Pressure ulcer prevention tech specialist welcomes SEM device recommendations in new clinical guidelines
Following the release of the new Clinical Practice Guideline for Prevention and Treatment of Pressure Ulcers/Injuries for healthcare professionals, BBI Europe has welcomed the recommendation of using a sub-epidermal moisture (SEM) measurement device as an adjunct to standard of care.
Within the new guidelines, experts suggest that healthcare professionals use an SEM device alongside their existing routine clinical assessment of the skin to help identify the risk of pressure ulcers amongst patients.

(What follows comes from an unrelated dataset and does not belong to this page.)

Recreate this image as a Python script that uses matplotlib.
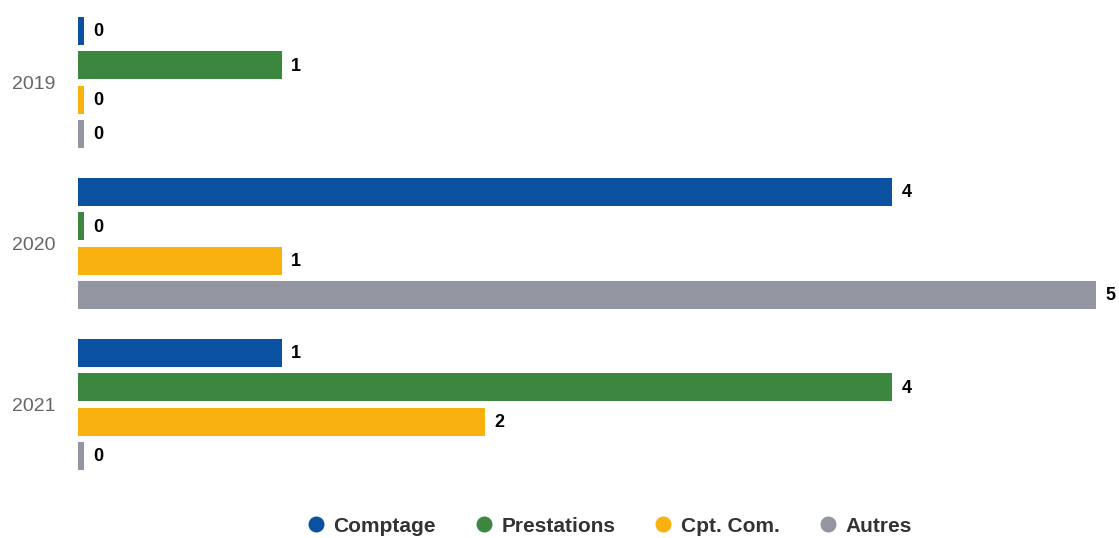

BBI Europe specialises in biometric sensor technology for early identification and monitoring of chronic, preventable conditions in collaboration with clinicians. BBI’s SEM Scanner is a hand-held, portable, skin tissue assessment device that measures sub-epidermal moisture, which is an invisible precursor to the development of incipient pressure damage.
With the new Clinical Practice Guideline (CPG) introducing new evidence-based recommendations for using a SEM/oedema measurement device as an adjunct to routine clinical assessment, BBI says that this “signals the end to centuries old purely subjective skin assessments.”

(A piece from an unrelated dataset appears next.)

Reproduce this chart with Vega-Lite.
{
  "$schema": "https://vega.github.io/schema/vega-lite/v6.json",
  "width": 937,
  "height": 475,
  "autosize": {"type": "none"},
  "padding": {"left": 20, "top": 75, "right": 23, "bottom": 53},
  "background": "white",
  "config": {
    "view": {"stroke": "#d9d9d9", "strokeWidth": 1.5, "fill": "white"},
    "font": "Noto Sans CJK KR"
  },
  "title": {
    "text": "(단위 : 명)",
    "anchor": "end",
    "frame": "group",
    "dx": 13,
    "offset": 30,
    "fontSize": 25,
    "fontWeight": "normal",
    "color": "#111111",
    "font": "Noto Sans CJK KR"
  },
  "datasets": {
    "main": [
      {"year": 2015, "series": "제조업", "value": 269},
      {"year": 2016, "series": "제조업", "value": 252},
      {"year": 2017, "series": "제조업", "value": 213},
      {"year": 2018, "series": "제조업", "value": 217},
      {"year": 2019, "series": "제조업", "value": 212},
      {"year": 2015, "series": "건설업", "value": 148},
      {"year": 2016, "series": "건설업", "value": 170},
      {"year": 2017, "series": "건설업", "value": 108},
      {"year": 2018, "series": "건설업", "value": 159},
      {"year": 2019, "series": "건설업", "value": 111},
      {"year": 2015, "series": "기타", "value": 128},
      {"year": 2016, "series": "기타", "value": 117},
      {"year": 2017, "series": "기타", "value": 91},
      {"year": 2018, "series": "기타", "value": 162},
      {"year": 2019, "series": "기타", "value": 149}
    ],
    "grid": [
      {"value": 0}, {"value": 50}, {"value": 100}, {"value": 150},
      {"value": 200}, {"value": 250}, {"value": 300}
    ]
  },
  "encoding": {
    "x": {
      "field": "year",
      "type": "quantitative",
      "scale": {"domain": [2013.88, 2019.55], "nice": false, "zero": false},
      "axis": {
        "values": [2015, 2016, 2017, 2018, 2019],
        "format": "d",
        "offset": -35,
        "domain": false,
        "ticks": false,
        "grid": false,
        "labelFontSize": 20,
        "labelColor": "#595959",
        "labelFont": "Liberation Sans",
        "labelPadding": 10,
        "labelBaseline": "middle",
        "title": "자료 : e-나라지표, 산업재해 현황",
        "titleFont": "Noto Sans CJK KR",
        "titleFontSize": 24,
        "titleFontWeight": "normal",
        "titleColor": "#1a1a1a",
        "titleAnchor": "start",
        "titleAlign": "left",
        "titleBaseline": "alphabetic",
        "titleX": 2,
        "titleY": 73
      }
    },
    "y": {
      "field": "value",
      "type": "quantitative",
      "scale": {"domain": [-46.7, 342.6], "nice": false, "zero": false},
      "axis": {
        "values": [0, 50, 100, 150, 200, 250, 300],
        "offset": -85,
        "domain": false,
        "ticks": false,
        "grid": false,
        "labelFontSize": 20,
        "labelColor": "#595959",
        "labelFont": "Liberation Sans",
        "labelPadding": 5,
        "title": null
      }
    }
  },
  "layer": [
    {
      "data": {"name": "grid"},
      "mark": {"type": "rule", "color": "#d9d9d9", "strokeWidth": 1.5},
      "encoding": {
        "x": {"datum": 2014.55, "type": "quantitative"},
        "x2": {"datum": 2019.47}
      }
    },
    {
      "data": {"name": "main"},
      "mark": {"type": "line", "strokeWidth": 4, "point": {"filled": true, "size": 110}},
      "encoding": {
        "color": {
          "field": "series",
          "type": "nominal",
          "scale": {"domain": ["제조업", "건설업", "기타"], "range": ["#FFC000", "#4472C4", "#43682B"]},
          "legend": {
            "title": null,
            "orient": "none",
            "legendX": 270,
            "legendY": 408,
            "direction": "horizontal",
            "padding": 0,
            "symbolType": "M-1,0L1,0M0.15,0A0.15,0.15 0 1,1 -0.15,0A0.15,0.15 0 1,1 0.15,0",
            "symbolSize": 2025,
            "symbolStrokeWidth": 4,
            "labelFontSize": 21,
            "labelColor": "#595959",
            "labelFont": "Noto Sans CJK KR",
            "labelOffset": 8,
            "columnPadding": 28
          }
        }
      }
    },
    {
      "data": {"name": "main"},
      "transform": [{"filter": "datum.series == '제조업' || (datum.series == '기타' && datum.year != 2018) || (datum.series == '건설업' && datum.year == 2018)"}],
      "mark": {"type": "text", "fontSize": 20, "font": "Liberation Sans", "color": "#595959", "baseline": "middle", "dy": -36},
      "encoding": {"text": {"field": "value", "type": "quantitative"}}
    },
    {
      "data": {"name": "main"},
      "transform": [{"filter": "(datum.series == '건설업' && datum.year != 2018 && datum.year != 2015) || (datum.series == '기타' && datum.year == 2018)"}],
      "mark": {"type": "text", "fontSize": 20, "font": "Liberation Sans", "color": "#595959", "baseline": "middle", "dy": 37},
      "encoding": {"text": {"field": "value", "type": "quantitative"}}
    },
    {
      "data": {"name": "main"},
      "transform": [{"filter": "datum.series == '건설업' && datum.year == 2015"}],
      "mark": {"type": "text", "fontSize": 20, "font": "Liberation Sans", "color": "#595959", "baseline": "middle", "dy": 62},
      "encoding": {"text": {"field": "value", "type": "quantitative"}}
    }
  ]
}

Figures from BBI estimate one out of every 22 people in England currently have an open wound on their skin caused by a pressure ulcer/injury.
Welcoming the new recommendation, Martin Burns, BBI CEO, said: “The days of subjective skin assessments of this #1 reported patient harm being the only tool available to nurses in their diagnosis of PU/PIs are over.
“We are very pleased that measurement of SEM is recommended by the new evidence-based CPGs as an adjunct to the existing routine clinical assessment of the skin. Nurses will be significantly aided in their day-to-day work as a result of this.”
The SEM Scanner is the only CE Marked and FDA authorised device for pressure ulcer risk assessment.
“It is encouraging to see that the 2019 recommendations from global leading authorities and experts have recognised developments in clinical understanding of PU/PI development including the role of SEM”, Martin added. “Clinicians estimate that around 95% of PU/PI are preventable. Our singular objective is to reduce PU/PI incidence by helping clinicians make prevention real.
“Anatomy specific risk assessment using the SEM Scanner addresses chronic latency problems; PU/PI detection latency and interventional latency. The SEM Scanner is the only CE Marked and FDA Authorised device for this clinical purpose.
“Where we have seen our SEM Scanner in use, nurses have published significant decreases in hospital acquired PU/PIs; a 92% reduction being the latest published number.”